A. A. Moss, M. H. Hey, C. J. Elliott and A. J. Easton
Dept. of Mineralogy, British Museum (Natural History), London S.W.7

Summary: Pure dry chlorine at 250 to 350° C is shown to have no action on the principal silicate and phosphate phases of meteorites, but reacts quantitatively with the sulphide and phosphide phases and with kamacite; taenite does not react if it contains more than about 20 to 25 % Ni; some rare meteoritic minerals have not yet been tested. Volatile chlorides (including SiCl4) distil, and non-volatile chlorides can be leached out with water. Based on these observations, a method has been devised and applied to the analysis of a number of chondrites and to the purification of olivine and pyroxene separated by physical methods. The amount of Si present in the metal of enstatite chondrites, and the distribution of P, Ga, Ge, Ti, Cr, Mn, Ca, and Mg between oxidized and non-oxidized phases can readily be determined, and some results are presented.
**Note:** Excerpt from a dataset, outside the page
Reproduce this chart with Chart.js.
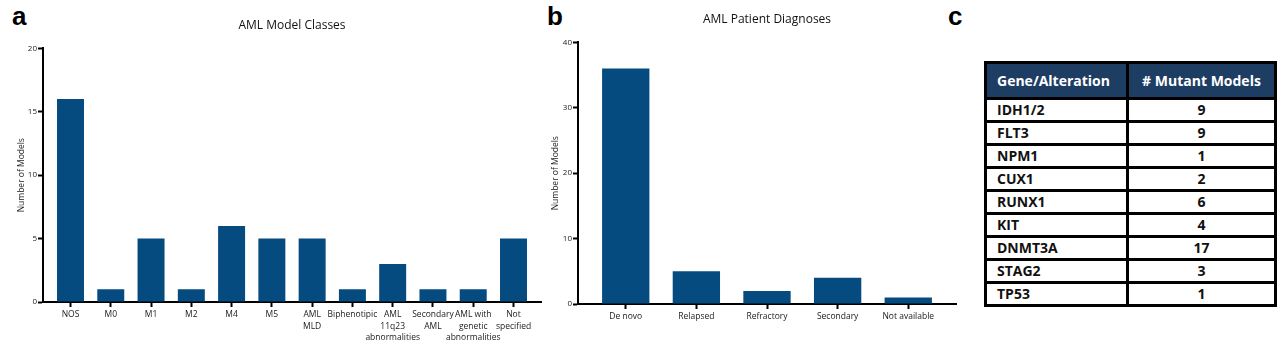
<!DOCTYPE html>
<html>
<head>
<meta charset="utf-8">
<script src="https://cdn.jsdelivr.net/npm/chart.js@4.4.1/dist/chart.umd.min.js"></script>
<style>
    body { margin: 0; width: 1280px; height: 347px; background: #fff; position: relative; overflow: hidden; font-family: "Open Sans", sans-serif; }
    .panel { position: absolute; top: 0; height: 347px; }
    .tag { position: absolute; font-family: "Liberation Sans", Arial, sans-serif; font-weight: bold; font-size: 26px; line-height: 26px; color: #000; }
    #mutTable { position: absolute; left: 984px; top: 61px; width: 290px; border-collapse: collapse; table-layout: fixed;
                font-family: "Open Sans", sans-serif; font-weight: bold; font-size: 14px; color: #111; }
    #mutTable th, #mutTable td { border: 3px solid #000; padding: 0 0 0 10px; text-align: left; }
    #mutTable th { background: #1d3d63; color: #fff; height: 33px; }
    #mutTable td { height: 20px; line-height: 16px; }
    #mutTable th:nth-child(2), #mutTable td:nth-child(2) { text-align: center; padding: 0; }
</style>
</head>
<body>
<div class="tag" style="left:12px;top:3px">a</div>
<div class="tag" style="left:547px;top:3px">b</div>
<div class="tag" style="left:948px;top:3px">c</div>

<div class="panel" style="left:0;width:545px"><canvas id="classChart"></canvas></div>
<div class="panel" style="left:540px;width:420px"><canvas id="diagChart"></canvas></div>
<table id="mutTable">
    <colgroup><col style="width:142px"><col style="width:148px"></colgroup>
</table>

<script>
// AML model classes
const classLabels = ['NOS', 'M0', 'M1', 'M2', 'M4', 'M5', ['AML', 'MLD'], 'Biphenotipic',
    ['AML', '11q23', 'abnormalities'], ['Secondary', 'AML'], ['AML with', 'genetic', 'abnormalities'], ['Not', 'specified']];
const classCounts = [16, 1, 5, 1, 6, 5, 5, 1, 3, 1, 1, 5];
const classTicks = [0, 5, 10, 15, 20];

// AML patient diagnoses
const diagLabels = ['De novo', 'Relapsed', 'Refractory', 'Secondary', 'Not available'];
const diagCounts = [36, 5, 2, 4, 1];
const diagTicks = [0, 10, 20, 30, 40];

// mutation table
const geneNames = ['IDH1/2', 'FLT3', 'NPM1', 'CUX1', 'RUNX1', 'KIT', 'DNMT3A', 'STAG2', 'TP53'];
const mutantCounts = [9, 9, 1, 2, 6, 4, 17, 3, 1];

const BAR_BLUE = '#064b80';
const TEXT = '#1a1a1a';

function barChart(id, labels, values, yTicks, cfg) {
    const n = labels.length;
    return new Chart(document.getElementById(id), {
        type: 'bar',
        data: {
            datasets: [{
                data: values.map((v, i) => ({ x: i, y: v })),
                backgroundColor: BAR_BLUE,
                borderWidth: 0,
                barPercentage: 0.67,
                categoryPercentage: 1
            }]
        },
        options: {
            responsive: true,
            maintainAspectRatio: false,
            animation: false,
            layout: { padding: { left: 0, right: 4, top: 0, bottom: 0 } },
            plugins: {
                legend: { display: false },
                tooltip: { enabled: false },
                title: {
                    display: true,
                    text: cfg.title,
                    fullSize: false,
                    color: '#111',
                    font: { family: 'Open Sans', size: 12, weight: 'normal' },
                    padding: { top: cfg.titleTop, bottom: cfg.titleBottom }
                }
            },
            scales: {
                x: {
                    type: 'linear',
                    offset: false,
                    min: -cfg.pad,
                    max: n - 1 + cfg.pad,
                    afterBuildTicks: s => { s.ticks = labels.map((_, i) => ({ value: i })); },
                    afterFit: s => { s.height = cfg.xHeight; },
                    ticks: {
                        autoSkip: false,
                        maxRotation: 0,
                        padding: 2,
                        color: TEXT,
                        font: { family: 'Open Sans', size: 8.5, lineHeight: 1.35 },
                        callback: v => labels[v]
                    },
                    grid: { offset: false, drawOnChartArea: false, drawTicks: true, tickLength: 5, tickWidth: 2, tickColor: '#000' },
                    border: { display: true, color: '#000', width: 2 }
                },
                y: {
                    min: 0,
                    max: yTicks[yTicks.length - 1],
                    afterBuildTicks: s => { s.ticks = yTicks.map(v => ({ value: v })); },
                    afterFit: s => { s.width = cfg.yWidth; },
                    ticks: { padding: 1, color: TEXT, font: { family: 'Open Sans', size: 8 } },
                    grid: { drawOnChartArea: false, drawTicks: true, tickLength: 5, tickWidth: 2, tickColor: '#000' },
                    border: { display: true, color: '#000', width: 2 },
                    title: {
                        display: true,
                        text: 'Number of Models',
                        color: TEXT,
                        font: { family: 'Open Sans', size: 8.5 },
                        padding: { top: cfg.yTitlePad, bottom: 0 }
                    }
                }
            }
        }
    });
}

barChart('classChart', classLabels, classCounts, classTicks, {
    title: 'AML Model Classes', pad: 0.683, titleTop: 18, titleBottom: 16,
    xHeight: 45, yWidth: 43, yTitlePad: 16
});

barChart('diagChart', diagLabels, diagCounts, diagTicks, {
    title: 'AML Patient Diagnoses', pad: 0.676, titleTop: 12, titleBottom: 16,
    xHeight: 43, yWidth: 38, yTitlePad: 10
});

// build the mutation table rows
const table = document.getElementById('mutTable');
let rows = '<tr><th>Gene/Alteration</th><th># Mutant Models</th></tr>';
geneNames.forEach((g, i) => {
    rows += '<tr><td>' + g + '</td><td>' + mutantCounts[i] + '</td></tr>';
});
table.insertAdjacentHTML('beforeend', rows);
</script>
</body>
</html>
From the limited data so far available, Co appears to be concentrated in kamacite; gallium in the metallic phase is mainly in the taenite; germanium is strongly siderophile in the common chondrites but some is present in the silicate of the enstatite chondrites; titanium is markedly chalcophile in the enstatite chondrites, less so in the common chondrites, and the same applies to chromium; phosphorus is present as phosphide in the enstatite chondrites, but as phosphate in the hypersthene chondrites.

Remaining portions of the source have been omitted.